Extracted records:
★ ★ ★ ★ ★ ★ ★
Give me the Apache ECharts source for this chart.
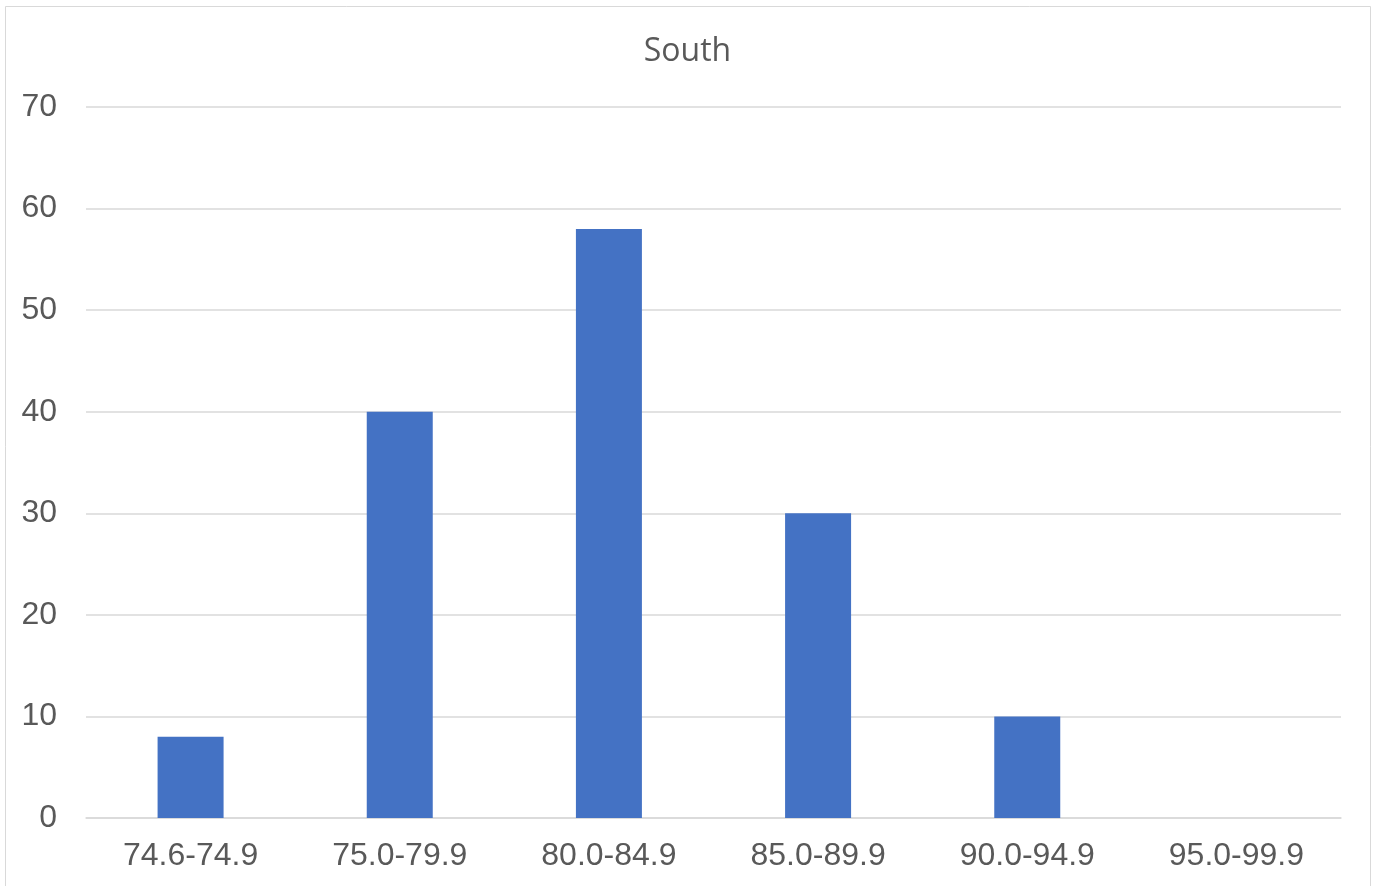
<!DOCTYPE html>
<html>
<head>
<meta charset="utf-8">
<script src="https://cdn.jsdelivr.net/npm/echarts@6/dist/echarts.min.js"></script>
<style>
html,body{margin:0;padding:0;background:#fff;}
#chart{width:1375px;height:886px;}
</style>
</head>
<body>
<div id="chart"></div>
<script>
const title = "South";
const categories = ["74.6-74.9", "75.0-79.9", "80.0-84.9", "85.0-89.9", "90.0-94.9", "95.0-99.9"];
const values = [8, 40, 58, 30, 10, 0];
const yMin = 0, yMax = 70, yStep = 10;

const chart = echarts.init(document.getElementById('chart'), null, {renderer: 'canvas'});
chart.setOption({
  animation: false,
  backgroundColor: '#ffffff',
  graphic: [{
    type: 'rect',
    shape: {x: 5.5, y: 6.5, width: 1365, height: 890},
    style: {fill: 'none', stroke: '#d9d9d9', lineWidth: 1},
    silent: true
  }],
  title: {
    text: title,
    left: 'center',
    top: 31,
    textStyle: {fontFamily: 'Open Sans', fontSize: 32, fontWeight: 'normal', color: '#595959'}
  },
  grid: {left: 86, right: 34, top: 107, bottom: 68},
  xAxis: {
    type: 'category',
    data: categories,
    axisLine: {show: true, lineStyle: {color: '#d9d9d9', width: 1.5}},
    axisTick: {show: false},
    axisLabel: {fontFamily: 'Liberation Sans', fontSize: 32, color: '#595959', margin: 22}
  },
  yAxis: {
    type: 'value',
    min: yMin, max: yMax, interval: yStep,
    axisLine: {show: false},
    axisTick: {show: false},
    splitLine: {lineStyle: {color: '#d9d9d9', width: 1.5}},
    axisLabel: {fontFamily: 'Liberation Sans', fontSize: 32, color: '#595959', margin: 29}
  },
  series: [{
    type: 'bar',
    data: values,
    barWidth: 66,
    itemStyle: {color: '#4472C4'}
  }]
});
</script>
</body>
</html>
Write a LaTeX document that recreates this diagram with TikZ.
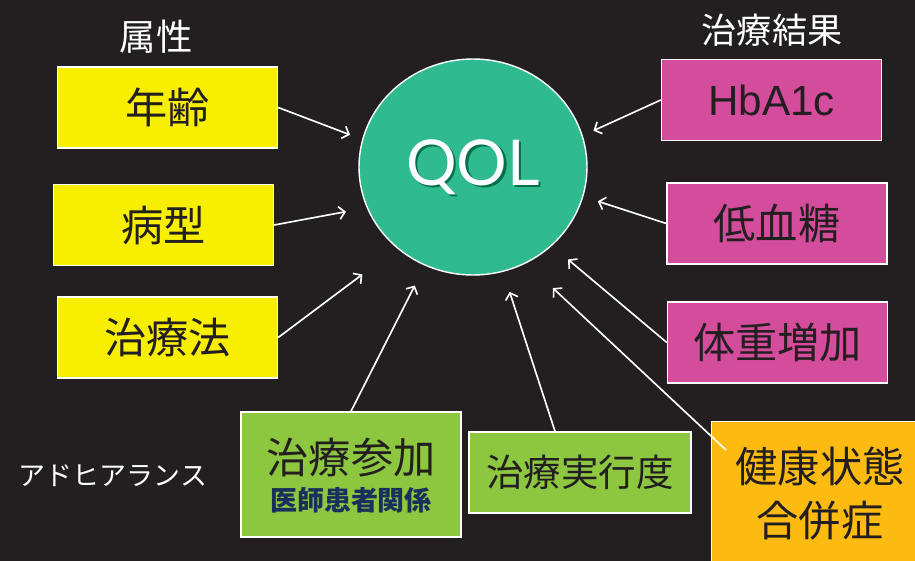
\documentclass[tikz,border=0pt]{standalone}
\usepackage{fontspec}
\setmainfont{Noto Sans CJK JP}
\newfontfamily\latinfont{Liberation Sans}
\newfontfamily\qolfont{Lato}
\usepackage{tikz}
\usetikzlibrary{shapes.geometric,arrows.meta}
\definecolor{bg}{HTML}{231F20}
\definecolor{attrcol}{HTML}{F7EE00}
\definecolor{outcol}{HTML}{D44C9C}
\definecolor{adhcol}{HTML}{8DC63F}
\definecolor{healthcol}{HTML}{FDBB12}
\definecolor{qolcol}{HTML}{2FBB8F}
\definecolor{qolshade}{HTML}{00704A}
\definecolor{navy}{HTML}{1B2F5C}
\newcommand{\boxfont}{\fontsize{36}{42}\selectfont}

\begin{document}
\begin{tikzpicture}[x=0.03cm,y=-0.03cm,
  box/.style={draw=white, line width=1.2pt, text=bg, inner sep=0pt, align=center, font=\boxfont},
  attr/.style={box, fill=attrcol, minimum width=6.6cm, minimum height=2.43cm},
  outc/.style={box, fill=outcol, minimum width=6.6cm, minimum height=2.43cm},
  adh/.style={box, fill=adhcol},
  arr/.style={draw=white, line width=1.4pt, -{Straight Barb[length=5pt,width=11pt,line width=1.4pt]}}]
\useasboundingbox[fill=bg] (0,0) rectangle (915,561);
% QOL
\node (qol) [ellipse, draw=white, line width=1.2pt, fill=qolcol, minimum width=6.84cm, minimum height=6.48cm] at (473,167) {};
\node (qolshadow) at ([xshift=2pt,yshift=-2pt]qol.center) {\qolfont\fontsize{54}{60}\selectfont\color{qolshade}QOL};
\node (qoltext) at (qol.center) {\qolfont\fontsize{54}{60}\selectfont\color{white}QOL};
% titles
\node (attrtitle) [text=white, font=\fontsize{31}{36}\selectfont] at (156,37) {属性};
\node (outtitle) [text=white, font=\fontsize{30}{36}\selectfont] at (772,30) {治療結果};
\node (adhtitle) [text=white, font=\fontsize{23}{28}\selectfont] at (113,476) {アドヒアランス};
% attributes
\node (age) [attr] at (167.5,107.5) {年齢};
\node (type) [attr] at (163.5,225) {病型};
\node (therapy) [attr] at (167.5,337.5) {治療法};
% outcomes
\node (hba) [outc] at (771.5,100) {\latinfont HbA1c};
\node (hypo) [outc] at (777,223.5) {低血糖};
\node (weight) [outc] at (777.5,342.5) {体重増加};
\node (health) [box, fill=healthcol, minimum width=6.5cm, minimum height=4.32cm, anchor=north west] at (711,421) {健康状態\\[4pt]合併症};
% adherence
\node (join) [adh, minimum width=6.6cm, minimum height=3.75cm] at (351,474.5) {};
\node (jointext) [text=bg, font=\fontsize{36}{40}\selectfont] at (351,458) {治療参加};
\node (jointsub) [text=navy, font=\bfseries\fontsize{23}{26}\selectfont] at (351,500) {医師患者関係};
\node (comp) [adh, minimum width=6.66cm, minimum height=2.43cm, font=\fontsize{32}{36}\selectfont] at (580,472.5) {治療実行度};
% arrows
\draw[arr, shorten >=11pt] (age.east) -- (qol.166);
\draw[arr, shorten >=18pt] (type.east) -- (qol.201);
\draw[arr, shorten >=37pt] (therapy.east) -- (qol.227);
\draw[arr, shorten >=19pt] (join.north) -- (qol.244);
\draw[arr, shorten >=18pt] ([xshift=-0.75cm]comp.north) -- (qol.286);
\draw[arr, shorten >=31pt] ([xshift=0.45cm,yshift=-0.87cm]health.north west) -- (qol.299);
\draw[arr, shorten >=18pt] (weight.west) -- (qol.315);
\draw[arr, shorten >=13pt] (hypo.west) -- (qol.345);
\draw[arr, shorten >=10pt] (hba.west) -- (qol.16);
\end{tikzpicture}
\end{document}
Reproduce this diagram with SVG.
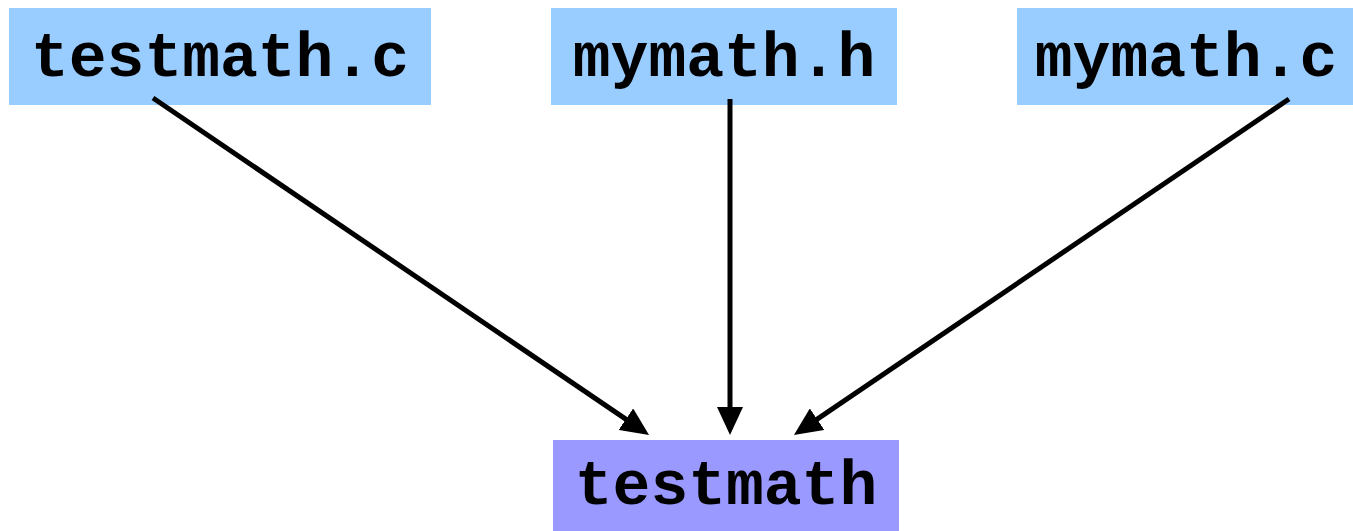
<svg xmlns="http://www.w3.org/2000/svg" width="1353" height="531" viewBox="0 0 1353 531">
<style>
.src{fill:#99CCFF}
.out{fill:#9999FF}
.lbl{font-family:"Liberation Mono","Courier New",monospace;font-weight:bold;font-size:63px;fill:#000;text-anchor:middle}
.edge{stroke:#000;stroke-width:5;fill:none;marker-end:url(#ah)}
</style>
<defs>
<marker id="ah" markerUnits="userSpaceOnUse" markerWidth="28" markerHeight="26" refX="19" refY="13" orient="auto">
<path d="M0,0 L28,13 L0,26 Z" fill="#000"/>
</marker>
</defs>
<rect width="1353" height="531" fill="#fff"/>
<g id="node-testmath-c">
<rect class="src" x="9" y="8" width="422" height="97"/>
<text class="lbl" x="220" y="76">testmath.c</text>
</g>
<g id="node-mymath-h">
<rect class="src" x="551" y="8" width="346" height="97"/>
<text class="lbl" x="724" y="76">mymath.h</text>
</g>
<g id="node-mymath-c">
<rect class="src" x="1017" y="8" width="336" height="97"/>
<text class="lbl" x="1186" y="76">mymath.c</text>
</g>
<g id="node-testmath">
<rect class="out" x="553" y="440" width="346" height="91"/>
<text class="lbl" x="726" y="504">testmath</text>
</g>
<g id="connectors">
<line class="edge" x1="153" y1="98" x2="641.6" y2="429.9"/>
<line class="edge" x1="730" y1="99" x2="730" y2="426"/>
<line class="edge" x1="1289" y1="99" x2="801.4" y2="429.9"/>
</g>
</svg>
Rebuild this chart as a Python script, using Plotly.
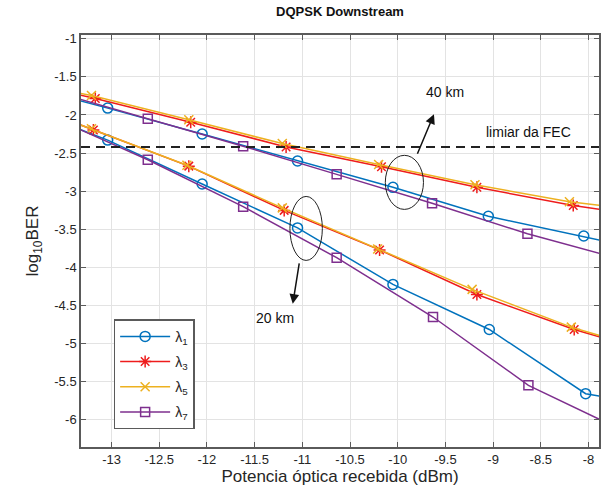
import plotly.graph_objects as go

# ---------------- data (log10 BER vs received optical power, dBm) ----------------
# 40 km
x_l1_40 = [-14.04, -13.04, -12.05, -11.05, -10.05, -9.05, -8.05, -7.05]
y_l1_40 = [-1.58, -1.91, -2.25, -2.605, -2.95, -3.33, -3.59, -3.87]
x_l3_40 = [-14.17, -13.17, -12.17, -11.17, -10.17, -9.17, -8.16, -7.16]
y_l3_40 = [-1.50, -1.785, -2.095, -2.42, -2.68, -2.95, -3.19, -3.37]
x_l5_40 = [-14.21, -13.21, -12.19, -11.21, -10.20, -9.19, -8.20, -7.20]
y_l5_40 = [-1.49, -1.745, -2.064, -2.375, -2.65, -2.916, -3.14, -3.29]
x_l7_40 = [-13.62, -12.62, -11.62, -10.64, -9.64, -8.64, -7.64]
y_l7_40 = [-1.69, -2.05, -2.41, -2.78, -3.16, -3.56, -3.90]
# 20 km
x_l1_20 = [-14.04, -13.04, -12.05, -11.05, -10.05, -9.04, -8.03, -7.03]
y_l1_20 = [-1.85, -2.33, -2.907, -3.483, -4.225, -4.817, -5.66, -5.88]
x_l3_20 = [-14.19, -13.19, -12.19, -11.19, -10.19, -9.17, -8.15, -7.15]
y_l3_20 = [-1.72, -2.197, -2.672, -3.253, -3.772, -4.358, -4.817, -5.18]
x_l5_20 = [-14.21, -13.21, -12.21, -11.21, -10.21, -9.22, -8.18, -7.18]
y_l5_20 = [-1.71, -2.18, -2.66, -3.22, -3.76, -4.29, -4.786, -5.16]
x_l7_20 = [-13.62, -12.62, -11.62, -10.64, -9.63, -8.63, -7.63]
y_l7_20 = [-2.03, -2.588, -3.204, -3.874, -4.653, -5.55, -6.15]

fec_threshold = -2.42
x_range = [-13.32, -7.89]
y_range = [-6.36, -0.95]
x_ticks = [-13, -12.5, -12, -11.5, -11, -10.5, -10, -9.5, -9, -8.5, -8]
y_ticks = [-1, -1.5, -2, -2.5, -3, -3.5, -4, -4.5, -5, -5.5, -6]

names = ["λ<sub>1</sub>", "λ<sub>3</sub>", "λ<sub>5</sub>", "λ<sub>7</sub>"]
colors = ["#0072BD", "#EE1C1C", "#EDB120", "#7E2F8E"]
symbols = ["circle-open", "asterisk-open", "x-thin-open", "square-open"]
sizes = [10, 10, 9, 9]

series20 = [(x_l1_20, y_l1_20), (x_l3_20, y_l3_20), (x_l5_20, y_l5_20), (x_l7_20, y_l7_20)]
series40 = [(x_l1_40, y_l1_40), (x_l3_40, y_l3_40), (x_l5_40, y_l5_40), (x_l7_40, y_l7_40)]

FONT = "Liberation Sans, Arial, Helvetica, sans-serif"

fig = go.Figure()
for i in range(4):
    for (xs, ys), show in ((series20[i], True), (series40[i], False)):
        fig.add_trace(go.Scatter(
            x=xs, y=ys, mode="lines+markers", name=names[i],
            legendgroup=names[i], showlegend=show,
            line=dict(color=colors[i], width=1.5),
            marker=dict(symbol=symbols[i], size=sizes[i], color=colors[i],
                        line=dict(color=colors[i], width=1.5)),
        ))

# FEC threshold
fig.add_shape(type="line", xref="x domain", yref="y", x0=0, x1=1,
              y0=fec_threshold, y1=fec_threshold,
              line=dict(color="#222", width=2, dash="9px,6px"))

# ellipses
fig.add_shape(type="circle", xref="x", yref="y", x0=-10.13, x1=-9.73, y0=-3.24, y1=-2.53,
              line=dict(color="#222", width=1))
fig.add_shape(type="circle", xref="x", yref="y", x0=-11.13, x1=-10.79, y0=-3.91, y1=-3.07,
              line=dict(color="#222", width=1))

# arrows
fig.add_annotation(x=-9.62, y=-1.99, ax=-9.80, ay=-2.53, xref="x", yref="y", axref="x", ayref="y",
                   text="", showarrow=True, arrowhead=2, arrowsize=1.3, arrowwidth=1.5, arrowcolor="#111")
fig.add_annotation(x=-11.10, y=-4.48, ax=-11.03, ay=-3.93, xref="x", yref="y", axref="x", ayref="y",
                   text="", showarrow=True, arrowhead=2, arrowsize=1.3, arrowwidth=1.5, arrowcolor="#111")

# labels
fig.add_annotation(x=-9.50, y=-1.70, text="40 km", showarrow=False, font=dict(size=14, color="#111", family=FONT))
fig.add_annotation(x=-11.29, y=-4.66, text="20 km", showarrow=False, font=dict(size=14, color="#111", family=FONT))
fig.add_annotation(x=-8.63, y=-2.23, text="limiar da FEC", showarrow=False, font=dict(size=14, color="#111", family=FONT))

axis_common = dict(
    showline=True, linecolor="#5a5a5a", linewidth=1.5, mirror="ticks",
    ticks="inside", ticklen=5, tickcolor="#5a5a5a", tickwidth=1,
    showgrid=True, gridcolor="#e3e3e3", gridwidth=1, zeroline=False,
    tickfont=dict(size=13, color="#262626", family=FONT),
)

fig.update_xaxes(range=x_range, tickmode="array", tickvals=x_ticks,
                 ticktext=[f"{v:g}" for v in x_ticks],
                 title=dict(text="Potencia óptica recebida (dBm)", font=dict(size=17, color="#262626", family=FONT), standoff=4),
                 **axis_common)
fig.update_yaxes(range=y_range, tickmode="array", tickvals=y_ticks,
                 ticktext=[f"{v:g}" for v in y_ticks],
                 title=dict(text="log<sub>10</sub>BER", font=dict(size=17, color="#262626", family=FONT), standoff=11),
                 **axis_common)

fig.update_layout(
    width=607, height=495,
    margin=dict(l=81, r=6, t=35, b=48),
    paper_bgcolor="white", plot_bgcolor="white",
    font=dict(family=FONT, color="#262626"),
    title=dict(text="<b>DQPSK Downstream</b>", x=0.5, xref="paper", y=0.976, yref="container",
               xanchor="center", yanchor="middle", font=dict(size=13, color="#111", family=FONT)),
    legend=dict(x=0.063, y=0.31, xanchor="left", yanchor="top",
                bgcolor="white", bordercolor="#5a5a5a", borderwidth=1.5,
                font=dict(size=14, color="#262626", family=FONT),
                itemwidth=50, tracegroupgap=4),
    showlegend=True,
)

fig.write_html("out.html", config={"displayModeBar": False},
               post_script="document.body.style.margin='0';document.body.style.overflow='hidden';")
★ ★ ★ ★ ★ ★ ★
### What is required
Make an exact copy of the lines from the one that contains "Rebuild this chart" through the one that contains "import plotly.graph_objects as go", both included, and no other lines. Pictures are skipped.

### Exercise answer
Rebuild this chart as a Python script, using Plotly.
import plotly.graph_objects as go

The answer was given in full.